● **DATASET EXCERPT**

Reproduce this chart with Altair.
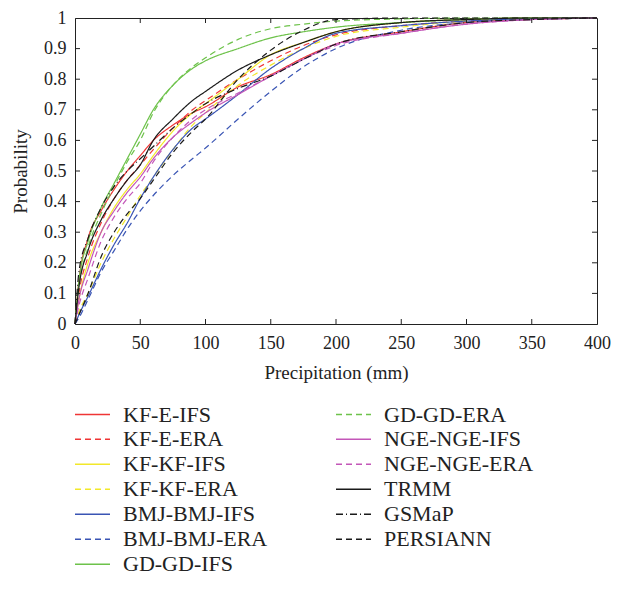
import altair as alt
import pandas as pd

x_mm = [0, 3, 10, 20, 30, 40, 50, 60, 75, 90, 100, 125, 150, 175, 200, 250, 300, 350, 400]

series_names = ["KF-E-IFS", "KF-E-ERA", "KF-KF-IFS", "KF-KF-ERA", "BMJ-BMJ-IFS",
                "BMJ-BMJ-ERA", "GD-GD-IFS", "GD-GD-ERA", "NGE-NGE-IFS", "NGE-NGE-ERA",
                "TRMM", "GSMaP", "PERSIANN"]

kf_e_ifs = [0, 0.14, 0.28, 0.37, 0.44, 0.50, 0.55, 0.60, 0.65, 0.69, 0.71, 0.775, 0.815, 0.87, 0.915, 0.955, 0.985, 0.995, 1.0]
kf_e_era = [0, 0.10, 0.22, 0.33, 0.41, 0.47, 0.52, 0.57, 0.64, 0.70, 0.73, 0.80, 0.86, 0.91, 0.945, 0.975, 0.99, 0.998, 1.0]
kf_kf_ifs = [0, 0.08, 0.20, 0.30, 0.38, 0.44, 0.49, 0.55, 0.63, 0.69, 0.72, 0.80, 0.88, 0.92, 0.955, 0.985, 0.995, 1.0, 1.0]
kf_kf_era = [0, 0.04, 0.10, 0.20, 0.28, 0.35, 0.42, 0.48, 0.57, 0.65, 0.69, 0.78, 0.846, 0.90, 0.94, 0.97, 0.99, 0.998, 1.0]
bmj_ifs = [0, 0.03, 0.09, 0.18, 0.26, 0.33, 0.41, 0.48, 0.57, 0.64, 0.67, 0.75, 0.835, 0.90, 0.95, 0.975, 0.99, 0.998, 1.0]
bmj_era = [0, 0.02, 0.08, 0.17, 0.24, 0.31, 0.37, 0.42, 0.485, 0.54, 0.575, 0.67, 0.76, 0.84, 0.90, 0.96, 0.985, 0.995, 1.0]
gd_ifs = [0, 0.14, 0.27, 0.38, 0.46, 0.54, 0.62, 0.70, 0.78, 0.835, 0.86, 0.90, 0.935, 0.955, 0.97, 0.985, 0.995, 1.0, 1.0]
gd_era = [0, 0.12, 0.25, 0.36, 0.45, 0.53, 0.60, 0.69, 0.78, 0.84, 0.87, 0.93, 0.965, 0.98, 0.99, 0.997, 1.0, 1.0, 1.0]
nge_ifs = [0, 0.08, 0.18, 0.30, 0.37, 0.43, 0.48, 0.54, 0.61, 0.66, 0.69, 0.75, 0.81, 0.865, 0.915, 0.95, 0.98, 0.995, 1.0]
nge_era = [0, 0.06, 0.15, 0.27, 0.35, 0.41, 0.46, 0.53, 0.61, 0.67, 0.70, 0.755, 0.81, 0.865, 0.91, 0.95, 0.98, 0.995, 1.0]
trmm = [0, 0.12, 0.24, 0.34, 0.41, 0.47, 0.52, 0.60, 0.67, 0.73, 0.76, 0.83, 0.88, 0.92, 0.955, 0.985, 0.995, 1.0, 1.0]
gsmap = [0, 0.17, 0.28, 0.38, 0.45, 0.50, 0.54, 0.58, 0.64, 0.69, 0.72, 0.77, 0.81, 0.865, 0.915, 0.955, 0.985, 0.995, 1.0]
persiann = [0, 0.03, 0.10, 0.22, 0.30, 0.36, 0.41, 0.47, 0.56, 0.63, 0.67, 0.80, 0.895, 0.96, 0.995, 1.0, 1.0, 1.0, 1.0]

all_values = [kf_e_ifs, kf_e_era, kf_kf_ifs, kf_kf_era, bmj_ifs, bmj_era, gd_ifs, gd_era,
              nge_ifs, nge_era, trmm, gsmap, persiann]

series_colors = ["#ef3535", "#ef3535", "#f2e82a", "#f2e82a", "#3a55b4", "#3a55b4",
                 "#6dc24a", "#6dc24a", "#c356b8", "#c356b8", "#1a1a1a", "#1a1a1a", "#1a1a1a"]
series_dash = [[1, 0], [6, 4], [1, 0], [6, 4], [1, 0], [6, 4], [1, 0], [6, 4],
               [1, 0], [6, 4], [1, 0], [7, 3, 1, 3], [6, 4]]

x_ticks = [0, 50, 100, 150, 200, 250, 300, 350, 400]
y_ticks = [0, 0.1, 0.2, 0.3, 0.4, 0.5, 0.6, 0.7, 0.8, 0.9, 1.0]

rows = []
for name, vals in zip(series_names, all_values):
    for xv, yv in zip(x_mm, vals):
        rows.append({"Series": name, "Precipitation": xv, "Probability": yv})
df = pd.DataFrame(rows)

W, H = 522, 306
FONT = "Liberation Serif"
TXT = "#222"

xs = alt.Scale(domain=[0, 400], nice=False)
ys = alt.Scale(domain=[0, 1], nice=False)

x_axis = alt.Axis(title="Precipitation (mm)", values=x_ticks, ticks=False, grid=False,
                  labelPadding=10, titlePadding=11, labelOverlap=False, labelFlush=False,
                  labelFont=FONT, titleFont=FONT, labelFontSize=18, titleFontSize=19,
                  labelColor=TXT, titleColor=TXT, titleFontWeight="normal",
                  domainColor=TXT)
y_axis = alt.Axis(title="Probability", values=y_ticks, ticks=False, grid=False,
                  format="~g", labelPadding=9, titlePadding=13, labelOverlap=False,
                  labelFlush=False,
                  labelFont=FONT, titleFont=FONT, labelFontSize=18, titleFontSize=19,
                  labelColor=TXT, titleColor=TXT, titleFontWeight="normal",
                  domainColor=TXT)


def make_legend():
    return alt.Legend(title=None, orient="none", legendX=-1, legendY=384,
                      columns=2, columnPadding=67, rowPadding=0, clipHeight=24.5,
                      symbolType="stroke", symbolSize=1225,
                      symbolStrokeWidth=1.3, labelFontSize=22,
                      labelFont=FONT, labelColor=TXT, labelOffset=12,
                      labelLimit=300)


lines = alt.Chart(df).mark_line(strokeWidth=1.2, interpolate="monotone").encode(
    x=alt.X("Precipitation:Q", scale=xs, axis=x_axis),
    y=alt.Y("Probability:Q", scale=ys, axis=y_axis),
    color=alt.Color("Series:N", sort=series_names,
                    scale=alt.Scale(domain=series_names, range=series_colors),
                    legend=make_legend()),
    strokeDash=alt.StrokeDash("Series:N", sort=series_names,
                              scale=alt.Scale(domain=series_names, range=series_dash),
                              legend=make_legend()),
    order=alt.Order("Precipitation:Q"),
)

xt = pd.DataFrame({"Precipitation": x_ticks[1:-1]})
yt = pd.DataFrame({"Probability": y_ticks[1:-1]})

bottom_ticks = alt.Chart(xt).mark_rule(color=TXT, strokeWidth=1).encode(
    x=alt.X("Precipitation:Q", scale=xs, axis=x_axis), y=alt.value(H), y2=alt.value(H - 5))
top_ticks = alt.Chart(xt).mark_rule(color=TXT, strokeWidth=1).encode(
    x=alt.X("Precipitation:Q", scale=xs, axis=x_axis), y=alt.value(0), y2=alt.value(5))
left_ticks = alt.Chart(yt).mark_rule(color=TXT, strokeWidth=1).encode(
    y=alt.Y("Probability:Q", scale=ys, axis=y_axis), x=alt.value(0), x2=alt.value(5))
right_ticks = alt.Chart(yt).mark_rule(color=TXT, strokeWidth=1).encode(
    y=alt.Y("Probability:Q", scale=ys, axis=y_axis), x=alt.value(W), x2=alt.value(W - 5))

chart = alt.layer(lines, bottom_ticks, top_ticks, left_ticks, right_ticks).properties(
    width=W, height=H,
    background="white",
    autosize=alt.AutoSizeParams(type="none"),
    padding={"left": 67, "top": 10, "right": 14, "bottom": 254},
).configure_view(
    stroke=TXT, strokeWidth=1
)

chart.save("out.html", embed_options={"renderer": "svg", "actions": False})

● **WHAT THIS TASK INVOLVES**
Quote the data above in full, leaving out the pictures it holds.

● **TASK ANSWER**
Reproduce this chart with Altair.
import altair as alt
import pandas as pd

x_mm = [0, 3, 10, 20, 30, 40, 50, 60, 75, 90, 100, 125, 150, 175, 200, 250, 300, 350, 400]

series_names = ["KF-E-IFS", "KF-E-ERA", "KF-KF-IFS", "KF-KF-ERA", "BMJ-BMJ-IFS",
                "BMJ-BMJ-ERA", "GD-GD-IFS", "GD-GD-ERA", "NGE-NGE-IFS", "NGE-NGE-ERA",
                "TRMM", "GSMaP", "PERSIANN"]

kf_e_ifs = [0, 0.14, 0.28, 0.37, 0.44, 0.50, 0.55, 0.60, 0.65, 0.69, 0.71, 0.775, 0.815, 0.87, 0.915, 0.955, 0.985, 0.995, 1.0]
kf_e_era = [0, 0.10, 0.22, 0.33, 0.41, 0.47, 0.52, 0.57, 0.64, 0.70, 0.73, 0.80, 0.86, 0.91, 0.945, 0.975, 0.99, 0.998, 1.0]
kf_kf_ifs = [0, 0.08, 0.20, 0.30, 0.38, 0.44, 0.49, 0.55, 0.63, 0.69, 0.72, 0.80, 0.88, 0.92, 0.955, 0.985, 0.995, 1.0, 1.0]
kf_kf_era = [0, 0.04, 0.10, 0.20, 0.28, 0.35, 0.42, 0.48, 0.57, 0.65, 0.69, 0.78, 0.846, 0.90, 0.94, 0.97, 0.99, 0.998, 1.0]
bmj_ifs = [0, 0.03, 0.09, 0.18, 0.26, 0.33, 0.41, 0.48, 0.57, 0.64, 0.67, 0.75, 0.835, 0.90, 0.95, 0.975, 0.99, 0.998, 1.0]
bmj_era = [0, 0.02, 0.08, 0.17, 0.24, 0.31, 0.37, 0.42, 0.485, 0.54, 0.575, 0.67, 0.76, 0.84, 0.90, 0.96, 0.985, 0.995, 1.0]
gd_ifs = [0, 0.14, 0.27, 0.38, 0.46, 0.54, 0.62, 0.70, 0.78, 0.835, 0.86, 0.90, 0.935, 0.955, 0.97, 0.985, 0.995, 1.0, 1.0]
gd_era = [0, 0.12, 0.25, 0.36, 0.45, 0.53, 0.60, 0.69, 0.78, 0.84, 0.87, 0.93, 0.965, 0.98, 0.99, 0.997, 1.0, 1.0, 1.0]
nge_ifs = [0, 0.08, 0.18, 0.30, 0.37, 0.43, 0.48, 0.54, 0.61, 0.66, 0.69, 0.75, 0.81, 0.865, 0.915, 0.95, 0.98, 0.995, 1.0]
nge_era = [0, 0.06, 0.15, 0.27, 0.35, 0.41, 0.46, 0.53, 0.61, 0.67, 0.70, 0.755, 0.81, 0.865, 0.91, 0.95, 0.98, 0.995, 1.0]
trmm = [0, 0.12, 0.24, 0.34, 0.41, 0.47, 0.52, 0.60, 0.67, 0.73, 0.76, 0.83, 0.88, 0.92, 0.955, 0.985, 0.995, 1.0, 1.0]
gsmap = [0, 0.17, 0.28, 0.38, 0.45, 0.50, 0.54, 0.58, 0.64, 0.69, 0.72, 0.77, 0.81, 0.865, 0.915, 0.955, 0.985, 0.995, 1.0]
persiann = [0, 0.03, 0.10, 0.22, 0.30, 0.36, 0.41, 0.47, 0.56, 0.63, 0.67, 0.80, 0.895, 0.96, 0.995, 1.0, 1.0, 1.0, 1.0]

all_values = [kf_e_ifs, kf_e_era, kf_kf_ifs, kf_kf_era, bmj_ifs, bmj_era, gd_ifs, gd_era,
              nge_ifs, nge_era, trmm, gsmap, persiann]

series_colors = ["#ef3535", "#ef3535", "#f2e82a", "#f2e82a", "#3a55b4", "#3a55b4",
                 "#6dc24a", "#6dc24a", "#c356b8", "#c356b8", "#1a1a1a", "#1a1a1a", "#1a1a1a"]
series_dash = [[1, 0], [6, 4], [1, 0], [6, 4], [1, 0], [6, 4], [1, 0], [6, 4],
               [1, 0], [6, 4], [1, 0], [7, 3, 1, 3], [6, 4]]

x_ticks = [0, 50, 100, 150, 200, 250, 300, 350, 400]
y_ticks = [0, 0.1, 0.2, 0.3, 0.4, 0.5, 0.6, 0.7, 0.8, 0.9, 1.0]

rows = []
for name, vals in zip(series_names, all_values):
    for xv, yv in zip(x_mm, vals):
        rows.append({"Series": name, "Precipitation": xv, "Probability": yv})
df = pd.DataFrame(rows)

W, H = 522, 306
FONT = "Liberation Serif"
TXT = "#222"

xs = alt.Scale(domain=[0, 400], nice=False)
ys = alt.Scale(domain=[0, 1], nice=False)

x_axis = alt.Axis(title="Precipitation (mm)", values=x_ticks, ticks=False, grid=False,
                  labelPadding=10, titlePadding=11, labelOverlap=False, labelFlush=False,
                  labelFont=FONT, titleFont=FONT, labelFontSize=18, titleFontSize=19,
                  labelColor=TXT, titleColor=TXT, titleFontWeight="normal",
                  domainColor=TXT)
y_axis = alt.Axis(title="Probability", values=y_ticks, ticks=False, grid=False,
                  format="~g", labelPadding=9, titlePadding=13, labelOverlap=False,
                  labelFlush=False,
                  labelFont=FONT, titleFont=FONT, labelFontSize=18, titleFontSize=19,
                  labelColor=TXT, titleColor=TXT, titleFontWeight="normal",
                  domainColor=TXT)


def make_legend():
    return alt.Legend(title=None, orient="none", legendX=-1, legendY=384,
                      columns=2, columnPadding=67, rowPadding=0, clipHeight=24.5,
                      symbolType="stroke", symbolSize=1225,
                      symbolStrokeWidth=1.3, labelFontSize=22,
                      labelFont=FONT, labelColor=TXT, labelOffset=12,
                      labelLimit=300)


lines = alt.Chart(df).mark_line(strokeWidth=1.2, interpolate="monotone").encode(
    x=alt.X("Precipitation:Q", scale=xs, axis=x_axis),
    y=alt.Y("Probability:Q", scale=ys, axis=y_axis),
    color=alt.Color("Series:N", sort=series_names,
                    scale=alt.Scale(domain=series_names, range=series_colors),
                    legend=make_legend()),
    strokeDash=alt.StrokeDash("Series:N", sort=series_names,
                              scale=alt.Scale(domain=series_names, range=series_dash),
                              legend=make_legend()),
    order=alt.Order("Precipitation:Q"),
)

xt = pd.DataFrame({"Precipitation": x_ticks[1:-1]})
yt = pd.DataFrame({"Probability": y_ticks[1:-1]})

bottom_ticks = alt.Chart(xt).mark_rule(color=TXT, strokeWidth=1).encode(
    x=alt.X("Precipitation:Q", scale=xs, axis=x_axis), y=alt.value(H), y2=alt.value(H - 5))
top_ticks = alt.Chart(xt).mark_rule(color=TXT, strokeWidth=1).encode(
    x=alt.X("Precipitation:Q", scale=xs, axis=x_axis), y=alt.value(0), y2=alt.value(5))
left_ticks = alt.Chart(yt).mark_rule(color=TXT, strokeWidth=1).encode(
    y=alt.Y("Probability:Q", scale=ys, axis=y_axis), x=alt.value(0), x2=alt.value(5))
right_ticks = alt.Chart(yt).mark_rule(color=TXT, strokeWidth=1).encode(
    y=alt.Y("Probability:Q", scale=ys, axis=y_axis), x=alt.value(W), x2=alt.value(W - 5))

chart = alt.layer(lines, bottom_ticks, top_ticks, left_ticks, right_ticks).properties(
    width=W, height=H,
    background="white",
    autosize=alt.AutoSizeParams(type="none"),
    padding={"left": 67, "top": 10, "right": 14, "bottom": 254},
).configure_view(
    stroke=TXT, strokeWidth=1
)

chart.save("out.html", embed_options={"renderer": "svg", "actions": False})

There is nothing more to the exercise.